I'm always a fan of games and developers who push the bar of what setups there are, objective types, and changing the structure often to keep you surprised and on your toes. They could've done the easy thing, but went the extra mile to make sure that each mission feels different in some way and it's pacing is constantly going. They also could've just kept it to fire, but including water and earth elements just mix things up further in the best possible way. 

What holds it back?

I will say that there are definitely missions that can be a bit of a pain unless you have invested in the right ability. Or backtracking over and over to gather more points you have missed and can now get as you've got that water or earth ability which makes doing a certain secondary objective much easier to do. This can slow down the pacing at times but never to halt it, as you can make it through all levels with even the most basic powers. But having those high-level ones do certainly help out and to get them takes a little bit of extra, and tedious legwork. 

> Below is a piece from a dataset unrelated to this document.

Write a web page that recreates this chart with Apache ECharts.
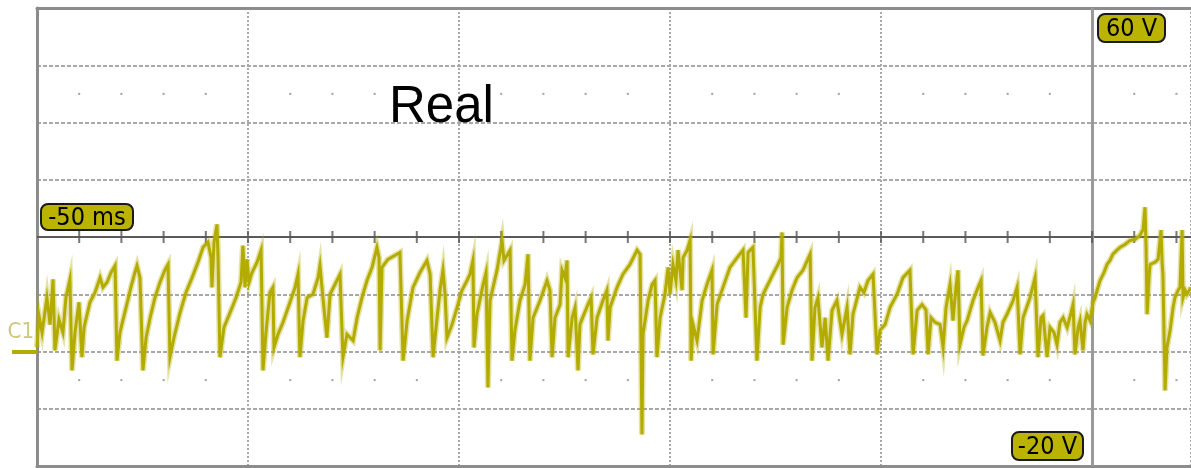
<!DOCTYPE html>
<html><head><meta charset="utf-8">
<script src="https://cdn.jsdelivr.net/npm/echarts@6/dist/echarts.min.js"></script>
<style>html,body{margin:0;padding:0;background:#fff}#c{width:1191px;height:468px}</style>
</head><body><div id="c"></div>
<script>
// Time (ms) and voltage (V) of the captured trace
const timeMs = [
 -50.00,-49.91,-49.76,-49.53,-49.38,-49.24,-49.15,-48.96,-48.77,-48.63,-48.44,-48.34,-48.20,-48.01,-47.87,-47.77,-47.49,-47.25,-47.01,-46.87,
 -46.68,-46.49,-46.30,-46.21,-46.07,-45.78,-45.55,-45.36,-45.26,-45.12,-44.98,-44.83,-44.64,-44.41,-44.17,-43.93,-43.79,-43.70,-43.51,-43.22,
 -42.94,-42.65,-42.37,-42.13,-41.90,-41.75,-41.71,-41.61,-41.47,-41.42,-41.33,-41.14,-40.85,-40.57,-40.33,-40.24,-40.14,-40.05,-39.95,-39.81,
 -39.57,-39.38,-39.29,-39.15,-38.96,-38.82,-38.77,-38.58,-38.34,-38.01,-37.77,-37.63,-37.54,
 -37.39,-37.20,-36.92,-36.68,-36.59,-36.45,-36.26,-36.11,-35.88,-35.64,-35.50,-35.31,-35.02,-34.83,-34.60,-34.36,-34.12,-33.89,-33.79,-33.74,
 -33.65,-33.37,-33.03,-32.80,-32.65,-32.46,-32.18,-31.85,-31.52,-31.37,-31.23,-31.04,-30.90,-30.76,-30.66,-30.57,-30.33,-30.09,-29.86,-29.62,
 -29.48,-29.34,-29.29,-29.15,-28.86,-28.72,-28.63,-28.53,-28.20,-27.96,-27.87,-27.58,-27.49,
 -27.35,-27.11,-26.87,-26.73,-26.64,-26.49,-26.16,-25.83,-25.69,-25.59,-25.45,-25.21,-25.12,-24.98,-24.88,-24.83,-24.64,-24.50,-24.36,-24.27,
 -24.08,-23.89,-23.74,-23.65,-23.46,-23.18,-22.99,-22.94,-22.84,-22.51,-22.23,-21.90,-21.56,-21.42,-21.33,-21.28,-21.04,-20.85,-20.71,-20.62,
 -20.47,-20.24,-20.09,-20.00,-19.86,-19.72,-19.62,-19.43,-19.38,-19.19,-19.05,-19.00,-18.91,-18.72,-18.48,-18.25,-18.01,-17.96,-17.77,-17.49,
 -17.16,-16.82,-16.54,-16.40,-16.30,-16.07,-15.88,
 -15.73,-15.59,-15.36,-15.12,-14.88,-14.74,-14.69,-14.64,-14.45,-14.22,-13.98,-13.70,-13.36,-13.27,-13.13,-12.99,-12.80,-12.65,-12.51,-12.32,
 -12.09,-11.85,-11.61,-11.47,-11.33,-11.00,-10.81,-10.62,-10.38,-10.19,-10.05,-9.81,-9.57,-9.24,-8.96,-8.63,-8.48,-8.29,-8.06,-7.87,
 -7.77,-7.63,-7.44,-7.20,-7.06,-6.92,-6.73,-6.59,-6.45,-6.35,-6.26,-6.07,-5.92,-5.64,-5.40,-5.26,-5.17,-4.98,-4.83,-4.60,
 -4.36,-4.22,-4.03,-3.74,-3.55,-3.41,-3.27,-2.94,-2.70,-2.56,-2.42,-2.32,-2.13,-1.99,-1.80,-1.66,-1.52,-1.37,-1.18,-0.99,
 -0.90,-0.81,-0.66,-0.57,-0.43,-0.33,-0.24,-0.09,
 0.05,0.14,0.24,0.38,0.57,0.71,0.85,0.99,1.18,1.33,1.56,1.80,2.04,2.27,2.42,2.51,2.56,2.61,2.70,2.75,
 2.99,3.13,3.22,3.27,3.32,3.36,3.46,3.55,3.70,3.84,3.93,4.08,4.17,4.27,4.31,4.41,4.50,4.69
];
const volts = [
 0.7,6.3,3.3,9.4,4.7,12.6,0.2,5.6,3.3,9.4,12.6,-3.3,3.3,8.6,-1.0,4.2,8.6,10.3,12.9,11.2,
 12.1,13.8,15.0,-1.6,3.3,7.7,11.2,13.8,15.0,12.9,-3.3,2.4,5.9,9.4,12.1,14.3,15.2,-1.0,2.4,6.8,
 10.3,12.9,15.6,18.2,19.1,16.4,11.2,19.1,22.2,16.4,-1.0,4.2,6.8,9.4,12.1,18.5,11.2,16.1,12.1,13.8,
 15.6,17.7,-3.3,3.3,10.3,11.2,0.7,3.0,5.1,8.6,11.2,13.5,-1.0,
 5.4,9.4,10.0,12.9,15.0,9.4,2.4,10.0,11.7,13.5,-1.0,3.0,1.9,5.9,9.4,12.4,14.7,18.2,16.4,0.2,
 14.7,16.1,16.8,17.3,-1.6,5.4,11.2,13.8,15.9,13.5,-1.0,5.9,10.7,14.2,10.0,2.4,4.7,7.7,10.7,12.4,
 13.5,15.9,0.7,6.5,11.7,13.8,-6.3,8.9,14.2,19.4,15.9,17.7,-1.6,
 3.7,8.9,11.7,17.0,-1.6,5.9,8.9,12.4,10.7,-1.0,5.9,8.2,14.2,12.9,15.9,-1.0,5.9,7.7,-3.3,4.7,
 6.5,8.2,9.4,-0.5,5.9,8.9,10.7,1.9,7.7,11.2,13.5,15.2,17.7,17.0,-14.5,3.0,8.9,11.7,12.4,-1.0,
 5.9,10.0,14.7,10.0,15.2,12.4,17.7,10.7,16.4,17.7,19.4,-1.6,4.7,1.9,8.9,11.7,14.2,-0.5,8.2,11.2,
 14.7,16.4,17.7,5.9,17.3,18.2,-1.6,
 7.7,10.0,11.7,13.5,15.2,16.4,20.8,1.2,7.7,10.7,12.9,14.2,17.0,-1.6,7.7,9.4,0.7,5.9,-1.6,7.2,
 8.9,3.0,7.7,-0.5,6.5,11.2,10.3,12.4,13.5,-0.5,3.7,4.7,7.7,10.0,12.9,14.2,-0.5,7.2,8.2,7.3,
 -0.5,5.9,5.1,4.7,0.7,7.7,11.7,5.4,11.2,14.2,1.2,4.2,5.4,8.9,11.2,12.4,-0.7,4.2,6.8,5.1,
 1.9,5.1,6.5,8.9,11.2,-0.5,5.9,9.4,12.9,-1.0,5.9,6.3,-1.0,4.2,3.3,1.2,5.1,5.9,4.2,6.8,
 8.2,-0.5,4.2,5.4,0.2,5.1,6.5,5.4,
 8.6,9.4,10.7,12.4,13.8,15.2,15.9,17.0,17.7,18.2,18.7,19.4,19.6,20.3,21.3,25.2,18.2,6.5,12.9,15.2,
 15.6,16.1,16.4,21.2,15.6,13.5,-6.8,0.7,3.7,7.7,9.4,10.7,11.2,21.2,9.4,10.7,10.0,11.2
];
// Minor tick positions (ms) along the centre graticule line
const tickTimes = [-48,-46,-44,-42,-40,-38,-36,-34,-32,-30,-28,-26,-24,-22,-20,-18,-16,-14,-12,-10,-8,-6,-4,-2,0,2,4];
// Rows of graticule dots (V)
const dotVolts = [45, -5];
const centreVolt = 20;
const triggerTime = 0;
const timeMin = -50, timeMax = 4.69, timeDiv = 10;
const voltMin = -20, voltMax = 60, voltDiv = 10;
const timeLabel = '-50 ms';
const topLabel = '60 V';
const bottomLabel = '-20 V';
const channelLabel = 'C1';
const titleText = 'Real';

const TRACE = '#b3ab00';
const BADGE = '#bab300';
const FRAME = '#8c8c8c';
const GRID = '#a8a8a8';
const badgeFont = "'DejaVu Sans Condensed','Liberation Sans Narrow','DejaVu Sans',sans-serif";

const chart = echarts.init(document.getElementById('c'), null, {renderer: 'canvas'});
const dotData = [];
dotVolts.forEach(v => tickTimes.forEach(t => { if (t % 10 !== 0) dotData.push([t, v]); }));
const traceData = timeMs.map((t, i) => [t, volts[i]]);

function badge(x, y, w, h, text) {
  return {
    type: 'group', x: x, y: y, z: 100,
    children: [
      {type: 'rect', shape: {x: 0, y: 0, width: w, height: h, r: 7},
       style: {fill: BADGE, stroke: '#1a1a1a', lineWidth: 2}},
      {type: 'text', x: w / 2, y: h / 2 + 1,
       style: {text: text, fill: '#000', font: '25px ' + badgeFont, align: 'center', verticalAlign: 'middle'}}
    ]
  };
}

chart.setOption({
  animation: false,
  backgroundColor: '#fff',
  grid: {left: 37, top: 8, right: 0, bottom: 2, containLabel: false, outerBoundsMode: 'none'},
  xAxis: [
    {type: 'value', min: timeMin, max: timeMax, interval: timeDiv, position: 'bottom',
     axisLine: {show: true, onZero: false, lineStyle: {color: FRAME, width: 3}},
     axisTick: {show: false}, axisLabel: {show: false},
     splitLine: {show: true, lineStyle: {color: GRID, width: 2, type: [2, 2]}}},
    {type: 'value', min: timeMin, max: timeMax, interval: timeDiv, position: 'top',
     axisLine: {show: true, onZero: false, lineStyle: {color: FRAME, width: 3}},
     axisTick: {show: false}, axisLabel: {show: false}, splitLine: {show: false}}
  ],
  yAxis: [
    {type: 'value', min: voltMin, max: voltMax, interval: voltDiv, position: 'left',
     axisLine: {show: true, onZero: false, lineStyle: {color: FRAME, width: 3}},
     axisTick: {show: false}, axisLabel: {show: false},
     splitLine: {show: true, lineStyle: {color: GRID, width: 2, type: [4, 2]}}}
  ],
  series: [
    {type: 'scatter', name: 'ticks', xAxisIndex: 0, yAxisIndex: 0, z: 1, silent: true,
     symbol: 'rect', symbolSize: [2, 12], itemStyle: {color: '#555'},
     data: tickTimes.map(t => [t, centreVolt]),
     markLine: {symbol: 'none', silent: true, label: {show: false}, z: 1,
       data: [
         {yAxis: centreVolt, lineStyle: {color: '#5a5a5a', width: 2, type: 'solid'}},
         {xAxis: triggerTime, lineStyle: {color: '#9a9a9a', width: 3, type: 'solid'}}
       ]}},
    {type: 'scatter', name: 'dots', z: 1, silent: true, symbol: 'rect', symbolSize: 2,
     itemStyle: {color: '#888'}, data: dotData},
    {type: 'line', name: 'C1 halo', z: 4, showSymbol: false, silent: true,
     lineStyle: {color: TRACE, width: 6, opacity: 0.35, join: 'miter'},
     data: traceData},
    {type: 'line', name: 'C1', z: 5, showSymbol: false, silent: true,
     lineStyle: {color: TRACE, width: 3, join: 'miter'},
     data: traceData}
  ],
  graphic: [
    {type: 'text', x: 389, y: 108, z: 100,
     style: {text: titleText, fill: '#000', font: '51px "Liberation Sans", Arial, sans-serif', verticalAlign: 'middle'}},
    badge(41, 204, 92, 26, timeLabel),
    badge(1098, 14, 67, 28, topLabel),
    badge(1012, 432, 71, 28, bottomLabel),
    {type: 'text', x: 34, y: 332, z: 100,
     style: {text: channelLabel, fill: '#cdc87a', font: '22px ' + badgeFont, align: 'right', verticalAlign: 'middle'}},
    {type: 'rect', z: 100, shape: {x: 12, y: 350, width: 25, height: 4}, style: {fill: TRACE}}
  ]
});
</script></body></html>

There were also some performance issues when the s*** hits the fan and everything is on fire. This means only a slowdown or drop in framerate, but it was still a little odd to see this happen for a pixel art game. But thankfully no crashes and this did occur during the more intense moments of carnage. Plus, this happened on a base PS4.

But ...

This doesn't stop Wildfire from being a pretty great game. Aside from the powers and the dynamic way you can use them, there are plenty of small touches that make this both a great action-adventure and stealth adventure game. You got the typical elements of hiding in tall grass, causing distractions, and of course, knocking out/hiding enemy bodies to conceal your presence. But there are plenty of things to set fire to, sabotage walkways to disturb enemy patrol patterns, and even to spook enemies by creating epic fires that spread with immense organic detail. This is truly a balanced and engaging experience whether your love action, mayhem, and destruction, or the more stealthily cunning approach. 


Wildfire is an impressive game that gives players some pretty incredible tools and an immense amount of freedom to explore, experiment, and concur. While it comes in a small, pixel art package, don't be fooled. There are plenty of dynamic and highly entertaining gameplay elements here on offer. It caters so well to those who love stealth games or those who crave mayhem. Missions structures are inventive and varied, the elemental powers themselves are highly dynamic and create plenty of fun moments, but overall, there is a great level of depth in the tactical side of gameplay. 

Wildfire is a must-have of 2020! 

+++ Awesome and engaging dynamic gameplay with fire, water, and earth elements
++ Great variety of missions and objectives
+ Everyone looks and sounds great
- Some tedious backtracking here and there to get better powers sooner
- Some minor performance issues (on-base PS4)

A PS4 review code for Wildfire was provided by the publisher for the purpose of this review.